Without further elaboration, it is believed that using the preceding description that one skilled in the art can utilize the present invention to its fullest extent and easily ascertain the essential characteristics of this invention, without departing from the spirit and scope thereof, to make various changes and modifications of the invention and to adapt it to various usages and conditions.
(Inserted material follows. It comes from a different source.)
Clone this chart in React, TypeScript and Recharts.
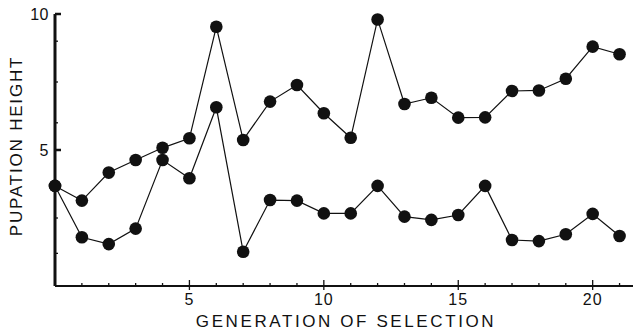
import React from 'react';
import { LineChart, Line, XAxis, YAxis } from 'recharts';

// generation of selection (x)
const generations = [0, 1, 2, 3, 4, 5, 6, 7, 8, 9, 10, 11, 12, 13, 14, 15, 16, 17, 18, 19, 20, 21];

// pupation height, line selected upward
const upLine = [3.68, 3.14, 4.17, 4.63, 5.08, 5.43, 9.53, 5.37, 6.78, 7.39, 6.35, 5.45, 9.8, 6.69, 6.92, 6.19, 6.2, 7.17, 7.19, 7.62, 8.8, 8.52];

// pupation height, line selected downward
const downLine = [3.68, 1.79, 1.54, 2.11, 4.63, 3.96, 6.57, 1.26, 3.16, 3.14, 2.67, 2.67, 3.68, 2.55, 2.43, 2.61, 3.68, 1.69, 1.65, 1.9, 2.65, 1.84];

const xTicks = [1, 2, 3, 4, 5, 6, 7, 8, 9, 10, 11, 12, 13, 14, 15, 16, 17, 18, 19, 20, 21];
const xLabelled = [5, 10, 15, 20];
const yTicks = [1.2, 2.5, 5, 6, 7.5, 9, 10];
const yLabelled = [5, 10];

const FONT = '"Liberation Sans", Arial, sans-serif';
const INK = '#111';

const data = generations.map((g, i) => ({ gen: g, up: upLine[i], down: downLine[i] }));

const XTick = ({ x, y, payload }: any) => {
  const major = xLabelled.includes(payload.value);
  return (
    <g>
      <line x1={x} x2={x} y1={major ? y - 6 : y - 3} y2={major ? y + 4 : y} stroke={INK} strokeWidth={1.3} />
      {major && (
        <text x={x} y={y + 19} textAnchor="middle" fontSize={16} fontFamily={FONT} fill={INK} letterSpacing={1}>
          {payload.value}
        </text>
      )}
    </g>
  );
};

const YTick = ({ x, y, payload }: any) => {
  const major = yLabelled.includes(payload.value);
  return (
    <g>
      <line x1={x} x2={x + (major ? 6 : 3)} y1={y} y2={y} stroke={INK} strokeWidth={major ? 2.5 : 1.3} />
      {major && (
        <text x={x - 6} y={y + 6} textAnchor="end" fontSize={16} fontFamily={FONT} fill={INK} letterSpacing={0.5}>
          {payload.value}
        </text>
      )}
    </g>
  );
};

const XTitle = ({ viewBox }: any) => (
  <text
    x={viewBox.x + viewBox.width / 2 + 2}
    y={viewBox.y + 41}
    textAnchor="middle"
    fontSize={17}
    fontFamily={FONT}
    fill={INK}
    letterSpacing={2.6}
  >
    GENERATION OF SELECTION
  </text>
);

const YTitle = ({ viewBox }: any) => {
  const cx = viewBox.x + 22;
  const cy = viewBox.y + viewBox.height / 2 - 4;
  return (
    <text
      x={cx}
      y={cy}
      transform={`rotate(-90, ${cx}, ${cy})`}
      textAnchor="middle"
      fontSize={17}
      fontFamily={FONT}
      fill={INK}
      letterSpacing={1.8}
    >
      PUPATION HEIGHT
    </text>
  );
};

export default function App() {
  return (
    <div style={{ position: 'absolute', left: 0, top: 0, background: '#fff' }}>
      <LineChart width={635} height={332} data={data} margin={{ top: 14, right: 2, left: 0, bottom: 0 }}>
        <XAxis
          dataKey="gen"
          type="number"
          domain={[0, 21.5]}
          ticks={xTicks}
          interval={0}
          height={46}
          tickSize={0}
          tickMargin={0}
          tickLine={false}
          tick={<XTick />}
          axisLine={{ stroke: INK, strokeWidth: 1.8 }}
          label={<XTitle />}
        />
        <YAxis
          type="number"
          domain={[0, 10]}
          ticks={yTicks}
          interval={0}
          width={55}
          tickSize={0}
          tickMargin={0}
          tickLine={false}
          tick={<YTick />}
          axisLine={{ stroke: INK, strokeWidth: 3 }}
          label={<YTitle />}
        />
        <Line
          dataKey="up"
          stroke={INK}
          strokeWidth={1.2}
          dot={{ r: 6.3, fill: INK, stroke: INK, strokeWidth: 0 }}
          isAnimationActive={false}
        />
        <Line
          dataKey="down"
          stroke={INK}
          strokeWidth={1.2}
          dot={{ r: 6.3, fill: INK, stroke: INK, strokeWidth: 0 }}
          isAnimationActive={false}
        />
      </LineChart>
    </div>
  );
}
The preceding preferred specific embodiments are, therefore, to be construed as merely illustrative, and not limiting the remainder of the disclosure in any way whatsoever, and that it is intended to cover various modifications and equivalent arrangements included within the scope of the appended claims.
In the foregoing, all temperatures are set forth in degrees Celsius and, all parts and percentages are by weight, unless otherwise indicated.